- [Goal]: Omit all images, then return the remaining material exactly as it stands.

- [Source excerpt]:
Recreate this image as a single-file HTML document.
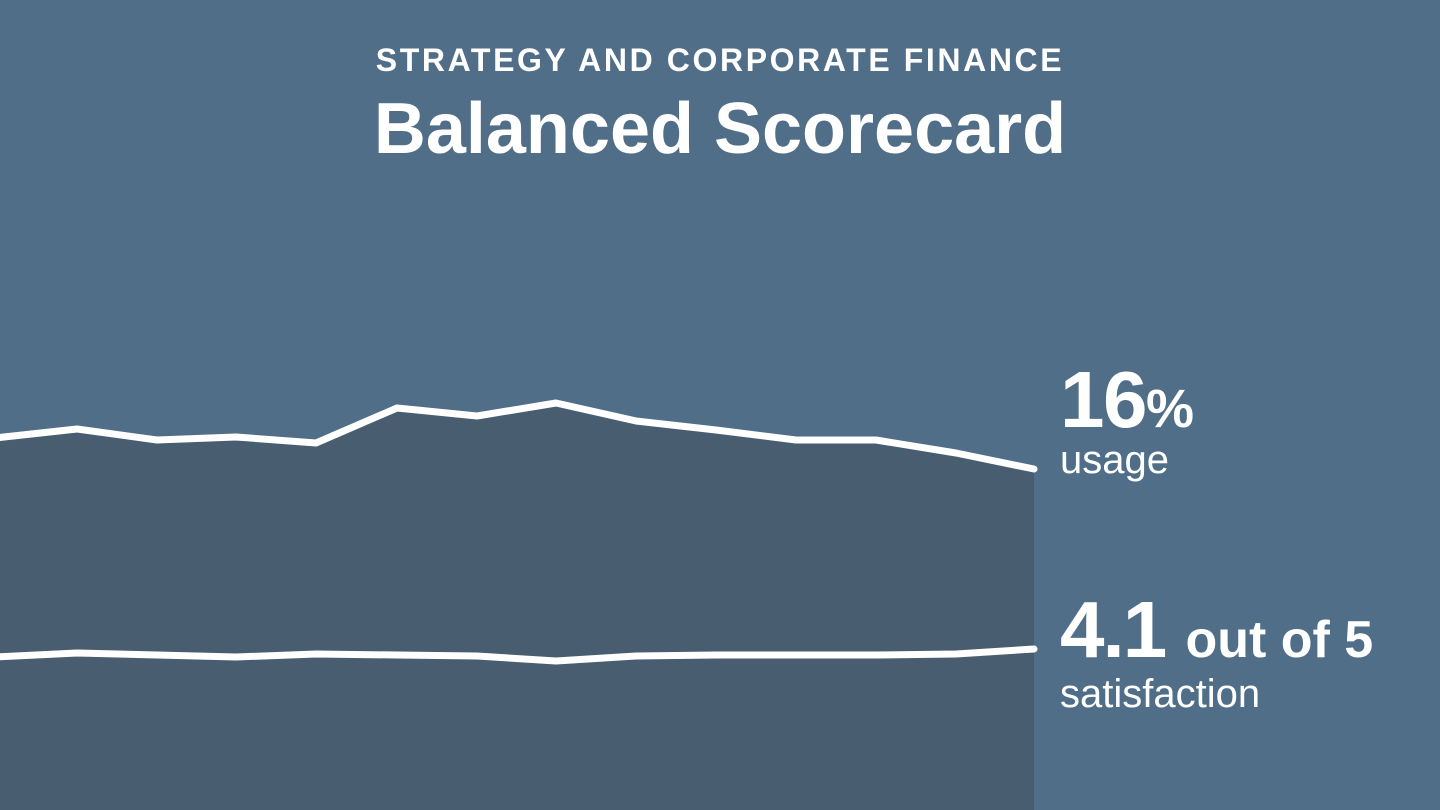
<!DOCTYPE html>
<html><head><meta charset="utf-8"><style>
html,body{margin:0;padding:0;}
body{width:1440px;height:810px;background:#506e88;position:relative;overflow:hidden;font-family:"Liberation Sans",sans-serif;color:#fff;}
.t{position:absolute;left:0;width:1440px;text-align:center;white-space:nowrap;}
.a{position:absolute;left:1060px;white-space:nowrap;line-height:1;}
</style></head><body>
<svg width="1440" height="810" style="position:absolute;left:0;top:0">
<polygon fill="#485d6f" points="0,438 77,429 157,440 236,437 316,443 397,408 477,416 556,403 636,421 716,430 796,440 876,440 956,453 1034,469 1034,810 0,810"/>
<polyline fill="none" stroke="#fff" stroke-width="7" stroke-linejoin="round" stroke-linecap="round" points="-5,438 77,429 157,440 236,437 316,443 397,408 477,416 556,403 636,421 716,430 796,440 876,440 956,453 1034,469"/>
<polyline fill="none" stroke="#fff" stroke-width="7" stroke-linejoin="round" stroke-linecap="round" points="-5,657 77,653 157,655 236,657 316,654 397,655 477,656 556,661 636,656 716,655 796,655 876,655 956,654 1034,649"/>
</svg>
<div class="t" style="top:42px;font-size:32px;letter-spacing:2.6px;font-weight:bold;">STRATEGY AND CORPORATE FINANCE</div>
<div class="t" style="top:88px;font-size:72px;font-weight:bold;">Balanced Scorecard</div>
<div class="a" style="top:360px;font-size:80px;font-weight:bold;letter-spacing:-1.5px;">16<span style="font-size:54px;letter-spacing:0">%</span></div>
<div class="a" style="top:440px;font-size:40px;">usage</div>
<div class="a" style="top:590px;font-size:80px;font-weight:bold;letter-spacing:-2px;">4.1 <span style="font-size:52px;letter-spacing:0">out of 5</span></div>
<div class="a" style="top:674px;font-size:40px;">satisfaction</div>
</body></html>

- [Full answer]:
Recreate this image as a single-file HTML document.
<!DOCTYPE html>
<html><head><meta charset="utf-8"><style>
html,body{margin:0;padding:0;}
body{width:1440px;height:810px;background:#506e88;position:relative;overflow:hidden;font-family:"Liberation Sans",sans-serif;color:#fff;}
.t{position:absolute;left:0;width:1440px;text-align:center;white-space:nowrap;}
.a{position:absolute;left:1060px;white-space:nowrap;line-height:1;}
</style></head><body>
<svg width="1440" height="810" style="position:absolute;left:0;top:0">
<polygon fill="#485d6f" points="0,438 77,429 157,440 236,437 316,443 397,408 477,416 556,403 636,421 716,430 796,440 876,440 956,453 1034,469 1034,810 0,810"/>
<polyline fill="none" stroke="#fff" stroke-width="7" stroke-linejoin="round" stroke-linecap="round" points="-5,438 77,429 157,440 236,437 316,443 397,408 477,416 556,403 636,421 716,430 796,440 876,440 956,453 1034,469"/>
<polyline fill="none" stroke="#fff" stroke-width="7" stroke-linejoin="round" stroke-linecap="round" points="-5,657 77,653 157,655 236,657 316,654 397,655 477,656 556,661 636,656 716,655 796,655 876,655 956,654 1034,649"/>
</svg>
<div class="t" style="top:42px;font-size:32px;letter-spacing:2.6px;font-weight:bold;">STRATEGY AND CORPORATE FINANCE</div>
<div class="t" style="top:88px;font-size:72px;font-weight:bold;">Balanced Scorecard</div>
<div class="a" style="top:360px;font-size:80px;font-weight:bold;letter-spacing:-1.5px;">16<span style="font-size:54px;letter-spacing:0">%</span></div>
<div class="a" style="top:440px;font-size:40px;">usage</div>
<div class="a" style="top:590px;font-size:80px;font-weight:bold;letter-spacing:-2px;">4.1 <span style="font-size:52px;letter-spacing:0">out of 5</span></div>
<div class="a" style="top:674px;font-size:40px;">satisfaction</div>
</body></html>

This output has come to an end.